Fey would argue probably that dodging those questions and throwing her creative energy into what she does best—cracking unending one-liners crude and high-brow—is just all part of not letting the stupid stuff about gender get in the way of her career. She doesn’t need to defend funny women; she can do so just as effectively by being a funny woman—arguably, the funniest (Remnick called her the world's "funniest smart chick" which is a little undermining possibly).

Darker is the possibility that as soon as she opens her mouth about this stuff, she becomes just "smart chick," the "funniest" part dropped, the cheese plate calling to her audience.

Given the amount of giddy anticipation that accrued on the top floor of the store over the course of several hours, the 30 minutes Fey spent on stage were disappointingly hurried and lackluster. Remnick asked her at length about the book’s cover, of all things, on which Fey’s head sits atop the upper body of a suited, pudgy man. Sucking on a lozenge, Fey struggled through a cold as she talked about her early days of improvisation and her experience meeting Lorne Michaels, almost as though she were reading directly from the Bossypants excerpt Remnick had already published.

The chat in Union Square was abrupt and lacking in any material that couldn’t have been learned with a quick scan of a Wikipedia page. Still, loyal Fey followers hung on her every word, cheering loudly at the mere mention of mentions of Mean Girls and Sarah Palin, offering up a hearty, “No-o-o-o-o-o!” when Remnick asked them if they agreed that the "30 Rock" pilot was a questionable segment of television. Nearly everyone stayed for the book’s signing, knowing the wait in line would eat into a good hour or two of their Friday evenings.

“We have the same humor,” Stephanie said. “I feel like I can really relate to her.”

Like Stephanie, a Fey fan named Connor Ryan—an 18-year-old student at an all-boys’ prep school in Connecticut—had played hooky for the event, leaving school early and taking the train into the city by himself. Precociously perched in anticipation wearing thick black-framed glasses and a preppy V-neck sweater/polo shirt combination, the ginger-haired high school senior was about halfway done the book before the main event began.

If Stephanie was just here just to get more material, more Fey-ness, Ryan was here for more jokes, and some inspiration—he's an aspiring writer, possibly for television, he said. Nobody I interviewed talked about gender politics, work-life balance, or Christopher Hitchens.

“She’s not just a great writer, but a great TV personality,” Ryan said. “Reading the first few chapters of the book, it’s amazing to see how far she’s come. I admire how authentic she is.”
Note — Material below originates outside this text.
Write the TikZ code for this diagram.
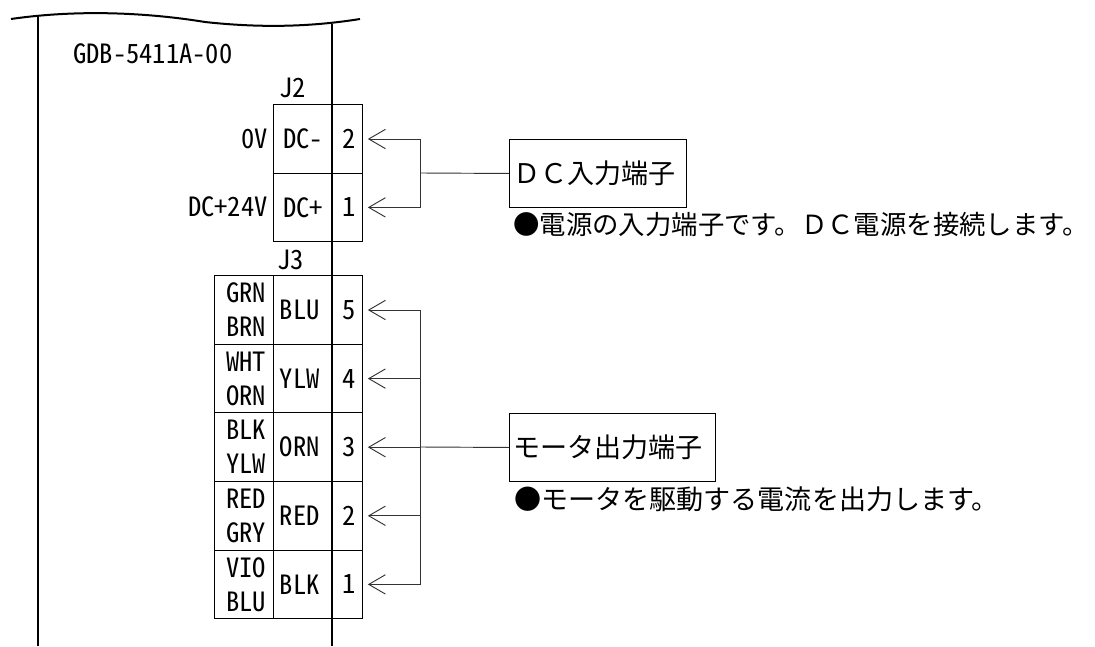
\documentclass[tikz,border=0pt]{standalone}
\usepackage{fontspec}
\usetikzlibrary{arrows.meta}
\newfontfamily\labelfont[RawFeature=+hwid]{Noto Sans CJK JP}
\newfontfamily\cjkfont{Noto Sans CJK JP}
\tikzset{
  cell/.style={draw, line width=0.8pt, inner sep=0pt, minimum height=51.4pt, font=\labelfont\fontsize{19.9}{25.5}\selectfont, align=center},
  tag/.style={inner sep=0pt, font=\labelfont\fontsize{19.9}{25.5}\selectfont},
  note/.style={inner sep=0pt, anchor=west, font=\cjkfont\fontsize{20.3}{24}\selectfont},
  titlebox/.style={draw, line width=0.7pt, inner xsep=3pt, inner ysep=0pt, minimum height=51pt, anchor=north west, align=left, font=\cjkfont\fontsize{20.3}{24}\selectfont},
  lead/.style={line width=0.7pt, black!80},
  pinarrow/.style={lead, -{Straight Barb[length=12.5pt,width=14.5pt]}}
}
\begin{document}
\begin{tikzpicture}[x=0.75pt,y=-0.75pt]
  \useasboundingbox (0,0) rectangle (1095,646);

  % Define the column edges
  \def\ColA{214.3}
  \def\ColB{273.7}
  \def\ColC{332.3}
  \def\ColD{362.3}
  \def\RowH{68.6}
  \def\TrunkX{420.7}

  % Draw the board outline
  \draw[line width=1.5pt] (11,19) .. controls (80,9) and (150,13) .. (205,22) .. controls (260,28) and (310,27) .. (360,19);
  \draw[line width=1.2pt] (38,15) -- (38,646);
  \draw[line width=1.4pt] (332.1,24) -- (332.1,646);

  \node[tag, anchor=west] (board) at (73,54) {GDB-5411A-00};

  % Draw connector J2
  \node[tag] (j2) at (292.7,88) {J2};
  \node[cell, minimum width=44pt] (dcm) at ({(\ColB+\ColC)/2},139) {DC-};
  \node[cell, minimum width=44pt] (dcp) at ({(\ColB+\ColC)/2},207.4) {DC+};
  \node[cell, minimum width=22.5pt] (p22) at ({(\ColC+\ColD)/2},139) {\kern 2pt 2};
  \node[cell, minimum width=22.5pt] (p21) at ({(\ColC+\ColD)/2},207.4) {\kern 2pt 1};
  \node[tag, anchor=east] (zero) at (268,139) {0V};
  \node[tag, anchor=east] (vcc) at (268,207) {DC+24V};

  % Draw connector J3
  \node[tag] (j3) at (290.7,260) {J3};
  \foreach \Pin/\WireA/\WireB/\Motor [count=\Row from 0] in {5/GRN/BRN/BLU,4/WHT/ORN/YLW,3/BLK/YLW/ORN,2/RED/GRY/RED,1/VIO/BLU/BLK} {
    \node[cell, minimum width=44.5pt] (w\Pin) at ({(\ColA+\ColB)/2},{310+\Row*\RowH}) {\kern 3pt\WireA\\\kern 3pt\WireB};
    \node[cell, minimum width=44pt] (m\Pin) at ({(\ColB+\ColC)/2},{310+\Row*\RowH}) {\Motor\kern 5pt};
    \node[cell, minimum width=22.5pt] (p3\Pin) at ({(\ColC+\ColD)/2},{310+\Row*\RowH}) {\kern 2pt\Pin};
  }

  % Draw the title boxes
  \node[titlebox, text width=126.7pt] (dcbox) at (509,139) {ＤＣ入力端子};
  \node[titlebox, text width=148.7pt] (motorbox) at (509,413) {モータ出力端子};

  % A little smaller than the other note, to stay on the page
  \node[note, font=\cjkfont\fontsize{19.8}{24}\selectfont] (dcnote) at (513,225) {●電源の入力端子です。ＤＣ電源を接続します。};
  \node[note] (motornote) at (514,499) {●モータを駆動する電流を出力します。};

  % Draw the leads
  \coordinate (dchub) at (\TrunkX,173);
  \draw[lead] (dcbox.west) -- (dchub);
  \draw[pinarrow] (dchub) |- ([xshift=3.75pt]p22.east);
  \draw[pinarrow] (dchub) |- ([xshift=3.75pt]p21.east);

  \coordinate (motorhub) at (\TrunkX,447);
  \draw[lead] (motorbox.west) -- (motorhub);
  \foreach \Pin in {5,4,3,2,1} {
    \draw[pinarrow] (motorhub) |- ([xshift=3.75pt]p3\Pin.east);
  }
\end{tikzpicture}
\end{document}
These fans, it seemed, weren’t there to see Fey talk about what Christopher Hitchens might think of a character like Liz Lemon or try to defend her gender’s ability to generate laughs. Every answer was going to work: Tina Fey and Liz Lemon are well-constructed characters, and more exploration is just more material. Maybe the point about Bossypants is that more information—not new information or new ideas—is the reason the book will sell. Because how many more times can Stephanie from New Jersey watch Mean Girls, really?